January 6, 2026
We met Tachand at a coworking day last spring and were immediately struck by the way she approaches her work. She’s building APT‑122, an agency that creates spaces where real people connect and brands thrive. Turning human insights into unforgettable moments that spark emotion, loyalty, and cultural resonance across pop‑ups, concerts, festivals, summits, launches, and more. It felt like something our community needs to know about. Tachand shows that it’s possible to work with brands you aspire to while prioritizing trust, presence, and long‑term excellence. Her approach reminds us that leadership isn’t just what’s seen, it’s the unseen labor, intentional silence, and infrastructure that makes excellence repeatable.
In the conversation that follows, she shares how she evaluates alignment in partnerships, safeguards closeness as her team grows, and the lessons excellence has required her to give up and the rewards it’s brought in return.
DCG: When your name is attached to every decision, silence becomes as meaningful as visibility. How do you decide when to speak, and when restraint is the more powerful choice?
TD: I’ve learned that not every moment requires my voice, but every moment requires my presence. Early on, I felt responsible for filling space with clarifying, correcting, asserting. Over time, I realized restraint can create more trust than intervention. I speak when alignment needs protection or when clarity will unlock momentum. I stay quiet when the room needs ownership, not authority. Silence, when intentional, allows others to rise and that’s often the stronger move.
DCG: APT-122 operates inside high-stakes environments where trust is currency.
How do you personally evaluate whether a partnership is aligned beyond budget or brief?
TD: I pay close attention to how people behave before anything is on the line. How they speak about their teams. How they handle small moments of friction. Alignment shows up in respect for process, not just outcomes. If a partner values speed over integrity, or aesthetics over people, it eventually costs more than any budget can justify. Trust is built in the in-between moments, and those tell me everything.

DCG: You’re often managing complexity that never shows up in the final experience.
What kind of labor do you think goes unseen in leadership and how does that shape the way you lead?
TD: The unseen labor is emotional and anticipatory. Holding uncertainty so others don’t have to. Making decisions before there’s full information. Translating chaos into calm. That work rarely gets acknowledged, but it shapes how I lead with empathy and precision. I try to name the invisible effort within my team because I know how heavy it can be to carry it alone.
DCG: Growth introduces distance. How do you protect closeness to people, to intention, to values as scale increases?

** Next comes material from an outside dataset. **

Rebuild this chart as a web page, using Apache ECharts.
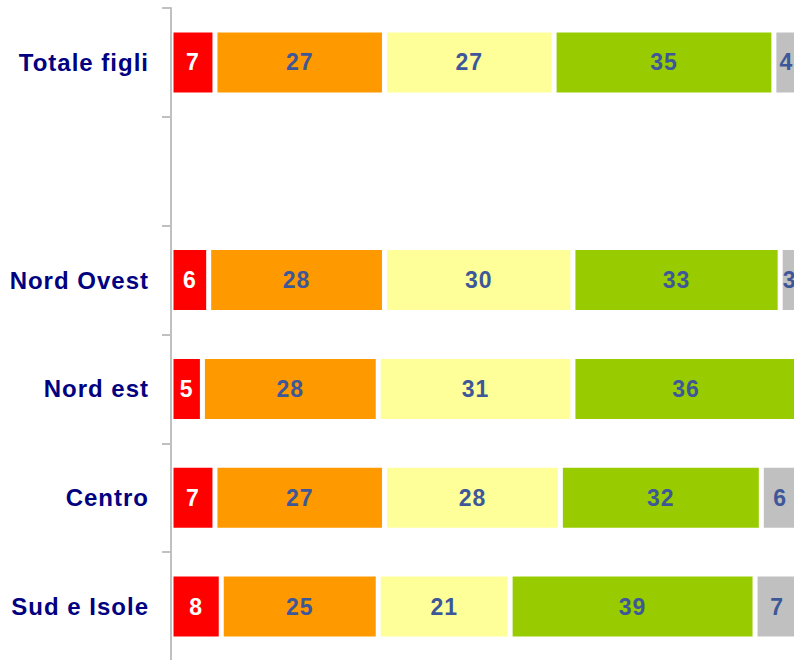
<!DOCTYPE html>
<html>
<head>
<meta charset="utf-8">
<script src="https://cdn.jsdelivr.net/npm/echarts@6/dist/echarts.min.js"></script>
<style>
  html, body { margin: 0; padding: 0; background: #ffffff; }
  #chart { width: 794px; height: 660px; }
  /* slightly wider tracking for all chart text */
  #chart svg text { letter-spacing: 1px; }
</style>
</head>
<body>
<div id="chart"></div>
<script>
// Row labels (top to bottom); the empty row separates the total from the areas
var categories = ['Totale figli', '', 'Nord Ovest', 'Nord est', 'Centro', 'Sud e Isole'];

// Percentage shares per row, one array per response class
var seriesRed    = [7, null, 6, 5, 7, 8];
var seriesOrange = [27, null, 28, 28, 27, 25];
var seriesYellow = [27, null, 30, 31, 28, 21];
var seriesGreen  = [35, null, 33, 36, 32, 39];
var seriesGrey   = [4, null, 3, 0, 6, 7];

var FONT = '"Liberation Sans", Arial, sans-serif';
var VALUE_COLOR = '#3d5799';

function makeSeries(name, data, color, labelColor) {
  return {
    name: name,
    type: 'bar',
    stack: 'total',
    data: data,
    barWidth: 65,
    itemStyle: { color: color, borderColor: '#ffffff', borderWidth: 2.5 },
    label: {
      show: true,
      position: 'inside',
      color: labelColor,
      fontFamily: FONT,
      fontWeight: 'bold',
      fontSize: 23,
      formatter: function (p) { return p.value ? String(p.value) : ''; }
    },
    emphasis: { disabled: true }
  };
}

var chart = echarts.init(document.getElementById('chart'), null, { renderer: 'svg' });

chart.setOption({
  animation: false,
  backgroundColor: '#ffffff',
  grid: { left: 171, right: -5, top: 8, bottom: -1, containLabel: false, outerBoundsMode: 'none' },
  xAxis: {
    type: 'value',
    min: 0,
    max: 100,
    show: false
  },
  yAxis: {
    type: 'category',
    inverse: true,
    data: categories,
    z: 10,
    axisLine: { show: true, lineStyle: { color: '#c0c0c0', width: 2 } },
    axisTick: { show: true, length: 9, lineStyle: { color: '#c0c0c0', width: 2 } },
    axisLabel: {
      margin: 22,
      color: '#000080',
      fontFamily: FONT,
      fontWeight: 'bold',
      fontSize: 24
    },
    splitLine: { show: false }
  },
  series: [
    makeSeries('1', seriesRed, '#ff0000', '#ffffff'),
    makeSeries('2', seriesOrange, '#ff9900', VALUE_COLOR),
    makeSeries('3', seriesYellow, '#ffff99', VALUE_COLOR),
    makeSeries('4', seriesGreen, '#99cc00', VALUE_COLOR),
    makeSeries('5', seriesGrey, '#c0c0c0', VALUE_COLOR)
  ]
});
</script>
</body>
</html>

TD: I protect closeness by being deliberate about touchpoints. Systems help us scale, but rituals help us stay human. I stay close to the work—not to control it, but to understand it. And I revisit our “why” often, especially when growth tempts us to move faster than our values can keep up with. Distance happens when intention isn’t actively maintained.
DCG: Every founder eventually confronts the cost of excellence. What has excellence required you to give up and what has it given back in return?

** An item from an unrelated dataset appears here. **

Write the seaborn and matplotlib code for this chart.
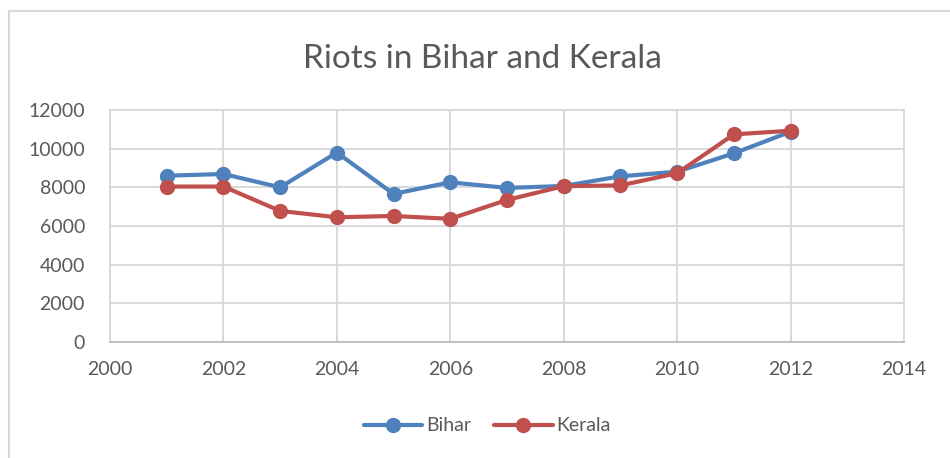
import numpy as np
import pandas as pd
import matplotlib
matplotlib.use("Agg")
import matplotlib.pyplot as plt
import matplotlib.patches as patches
import seaborn as sns

# values
years = [2001, 2002, 2003, 2004, 2005, 2006, 2007, 2008, 2009, 2010, 2011, 2012]
bihar = [8600, 8690, 8000, 9800, 7660, 8260, 7970, 8070, 8570, 8810, 9760, 10880]
kerala = [8040, 8040, 6780, 6450, 6520, 6370, 7350, 8060, 8100, 8730, 10740, 10930]
series_names = ["Bihar", "Kerala"]
x_ticks = [2000, 2002, 2004, 2006, 2008, 2010, 2012, 2014]
y_ticks = [0, 2000, 4000, 6000, 8000, 10000, 12000]

df = pd.DataFrame({
    "year": years * 2,
    "riots": bihar + kerala,
    "state": [series_names[0]] * len(years) + [series_names[1]] * len(years),
})

sns.set_style("white")
plt.rcParams["font.family"] = ["Lato", "DejaVu Sans"]

text_gray = "#595959"
grid_gray = "#D9D9D9"
palette = {"Bihar": "#4F81BD", "Kerala": "#C0504D"}

fig = plt.figure(figsize=(9.5, 4.58), dpi=100)
ax = fig.add_axes([0.1158, 0.2533, 0.8358, 0.5065])

sns.lineplot(data=df, x="year", y="riots", hue="state", palette=palette,
             marker="o", markersize=11, markeredgewidth=0, linewidth=3,
             ax=ax, legend=False)

ax.set_xlim(2000, 2014)
ax.set_ylim(0, 12000)
ax.set_xticks(x_ticks)
ax.set_yticks(y_ticks)
ax.set_xticklabels([str(t) for t in x_ticks])
ax.set_yticklabels([str(t) for t in y_ticks])
ax.tick_params(axis="both", length=0, labelsize=14, colors=text_gray)
ax.tick_params(axis="y", pad=18)
ax.tick_params(axis="x", pad=14)
ax.set_xlabel("")
ax.set_ylabel("")
ax.grid(True, color=grid_gray, linewidth=1.4)
ax.set_axisbelow(True)
for side in ["left", "right", "top"]:
    ax.spines[side].set_color(grid_gray)
    ax.spines[side].set_linewidth(1.4)
ax.spines["bottom"].set_color("#BFBFBF")
ax.spines["bottom"].set_linewidth(1.4)

fig.text(0.508, 0.872, "Riots in Bihar and Kerala", ha="center", va="center",
         fontsize=24, color=text_gray)

handles = [plt.Line2D([], [], color=palette[n], linewidth=3, marker="o",
                      markersize=11, markeredgewidth=0) for n in series_names]
fig.legend(handles, series_names, loc="center", bbox_to_anchor=(0.513, 0.07),
           ncol=2, frameon=False, fontsize=14, labelcolor=text_gray,
           handlelength=3.0, handletextpad=0.2, columnspacing=1.2)

# outer chart border, cut off at the right and bottom edges
fig.patches.append(patches.Rectangle((9 / 950, -0.1), 1.1, 0.1 + (458 - 11) / 458,
                                     transform=fig.transFigure, fill=False,
                                     edgecolor="#D9D9D9", linewidth=1.5))

fig.savefig("out.png", dpi=100)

TD: Excellence required restraint moving slower, saying no more often, and choosing alignment over ease. In return, it’s given me trust, longevity, and work that holds its weight without explanation.

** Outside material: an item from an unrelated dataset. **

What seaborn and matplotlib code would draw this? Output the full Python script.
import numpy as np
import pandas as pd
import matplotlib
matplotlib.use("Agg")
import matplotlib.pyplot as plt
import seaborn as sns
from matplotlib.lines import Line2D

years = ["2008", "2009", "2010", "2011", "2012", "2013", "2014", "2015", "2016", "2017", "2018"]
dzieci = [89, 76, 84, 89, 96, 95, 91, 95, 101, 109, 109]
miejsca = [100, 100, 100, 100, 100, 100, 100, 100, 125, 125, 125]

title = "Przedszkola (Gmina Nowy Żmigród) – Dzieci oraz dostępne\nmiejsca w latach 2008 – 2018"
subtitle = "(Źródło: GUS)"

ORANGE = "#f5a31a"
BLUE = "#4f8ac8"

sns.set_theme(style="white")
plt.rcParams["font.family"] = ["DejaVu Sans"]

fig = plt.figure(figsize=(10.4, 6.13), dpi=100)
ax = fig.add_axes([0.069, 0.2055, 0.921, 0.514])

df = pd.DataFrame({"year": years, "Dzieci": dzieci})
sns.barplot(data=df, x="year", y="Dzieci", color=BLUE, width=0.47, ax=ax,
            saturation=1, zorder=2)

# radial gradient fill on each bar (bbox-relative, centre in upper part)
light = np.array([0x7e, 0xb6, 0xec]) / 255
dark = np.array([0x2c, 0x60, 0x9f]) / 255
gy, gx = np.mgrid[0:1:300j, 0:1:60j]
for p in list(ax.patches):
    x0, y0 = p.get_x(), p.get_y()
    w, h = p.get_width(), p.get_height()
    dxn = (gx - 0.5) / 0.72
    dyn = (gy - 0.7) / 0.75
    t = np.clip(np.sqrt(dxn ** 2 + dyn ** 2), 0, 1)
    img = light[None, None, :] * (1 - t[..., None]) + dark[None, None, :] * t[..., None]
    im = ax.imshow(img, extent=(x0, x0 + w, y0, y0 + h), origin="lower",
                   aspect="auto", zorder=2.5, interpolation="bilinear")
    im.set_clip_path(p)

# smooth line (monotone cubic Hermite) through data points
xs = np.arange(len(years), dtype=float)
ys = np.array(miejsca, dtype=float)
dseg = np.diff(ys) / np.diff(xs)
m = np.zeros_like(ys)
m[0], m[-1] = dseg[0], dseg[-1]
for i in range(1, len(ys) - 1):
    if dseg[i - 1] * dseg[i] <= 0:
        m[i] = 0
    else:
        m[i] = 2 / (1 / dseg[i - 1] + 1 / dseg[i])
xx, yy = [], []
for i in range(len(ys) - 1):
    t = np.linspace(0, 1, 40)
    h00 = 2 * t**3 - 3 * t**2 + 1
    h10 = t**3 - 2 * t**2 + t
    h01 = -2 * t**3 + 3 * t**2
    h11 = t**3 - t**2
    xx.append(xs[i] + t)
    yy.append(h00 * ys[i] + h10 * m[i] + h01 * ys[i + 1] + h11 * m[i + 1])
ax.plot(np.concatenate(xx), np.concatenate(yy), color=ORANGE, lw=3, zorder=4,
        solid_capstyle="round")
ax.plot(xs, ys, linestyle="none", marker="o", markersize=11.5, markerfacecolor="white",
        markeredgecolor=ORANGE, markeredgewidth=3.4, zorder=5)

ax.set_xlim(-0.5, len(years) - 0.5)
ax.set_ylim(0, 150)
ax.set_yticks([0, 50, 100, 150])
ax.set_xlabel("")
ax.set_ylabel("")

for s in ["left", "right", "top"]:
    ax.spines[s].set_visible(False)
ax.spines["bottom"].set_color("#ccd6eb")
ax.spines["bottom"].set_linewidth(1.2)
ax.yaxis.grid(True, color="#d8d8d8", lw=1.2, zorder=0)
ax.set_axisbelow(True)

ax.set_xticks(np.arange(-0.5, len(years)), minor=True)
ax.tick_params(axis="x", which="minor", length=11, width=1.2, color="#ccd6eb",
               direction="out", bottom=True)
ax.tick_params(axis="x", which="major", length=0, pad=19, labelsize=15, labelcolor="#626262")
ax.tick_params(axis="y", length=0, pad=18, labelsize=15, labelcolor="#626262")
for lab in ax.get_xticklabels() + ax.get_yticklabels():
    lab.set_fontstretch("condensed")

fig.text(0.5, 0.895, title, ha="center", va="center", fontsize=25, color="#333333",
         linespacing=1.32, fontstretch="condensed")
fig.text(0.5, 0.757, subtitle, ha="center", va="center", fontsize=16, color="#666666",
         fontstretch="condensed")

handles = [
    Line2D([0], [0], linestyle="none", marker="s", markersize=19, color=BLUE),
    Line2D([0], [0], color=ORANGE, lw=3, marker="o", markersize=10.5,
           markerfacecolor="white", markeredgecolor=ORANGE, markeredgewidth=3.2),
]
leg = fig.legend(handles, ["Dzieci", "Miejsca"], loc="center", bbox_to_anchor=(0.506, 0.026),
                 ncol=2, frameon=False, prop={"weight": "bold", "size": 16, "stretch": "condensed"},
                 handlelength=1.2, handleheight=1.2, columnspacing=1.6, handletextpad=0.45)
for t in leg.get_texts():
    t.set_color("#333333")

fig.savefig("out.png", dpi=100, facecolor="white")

DCG: You’re building infrastructure, not moments. What systems or rituals inside APT-122 matter most to you even if no one outside ever notices them?
TD: Our internal planning documents, post-mortems, and training rituals matter deeply to me. They’re not glamorous, but they’re where quality is protected. We obsess over clarity in roles, communication, expectations because I believe excellence is repeatable when infrastructure is respected. Those systems are the quiet reason the visible work holds up.

DCG: Pressure has a way of revealing patterns. When things are most demanding, what patterns in yourself have you learned to watch closely?
TD: As a sole founder, I watch my tendency to over-function. Under pressure, I can slip into carrying more than I should. Now I pause and ask whether stepping in is truly necessary or simply familiar. Leadership, for me, has been learning when to hold the line and when to trust the team to meet it.
DCG: Over time, founders outgrow earlier versions of themselves. What belief you once held tightly no longer serves the leader you are now?
TD: Early on, I equated control with care. I thought being deeply involved in everything was the only way to protect the vision. Now I understand that trust is the real form of care and that giving others room to lead has made both the work and the culture more resilient.
DCG: When APT-122 is examined years from now, not for its events, but for its influence, what do you hope people say about the way it moved, not just what it produced?
TD: I hope they say we moved with intention, integrity, and care. That we created a space where culture wasn’t extracted, but honored. That people felt respected, our clients, collaborators, teams alike. And that we proved excellence and humanity don’t have to be in conflict. They can and should coexist.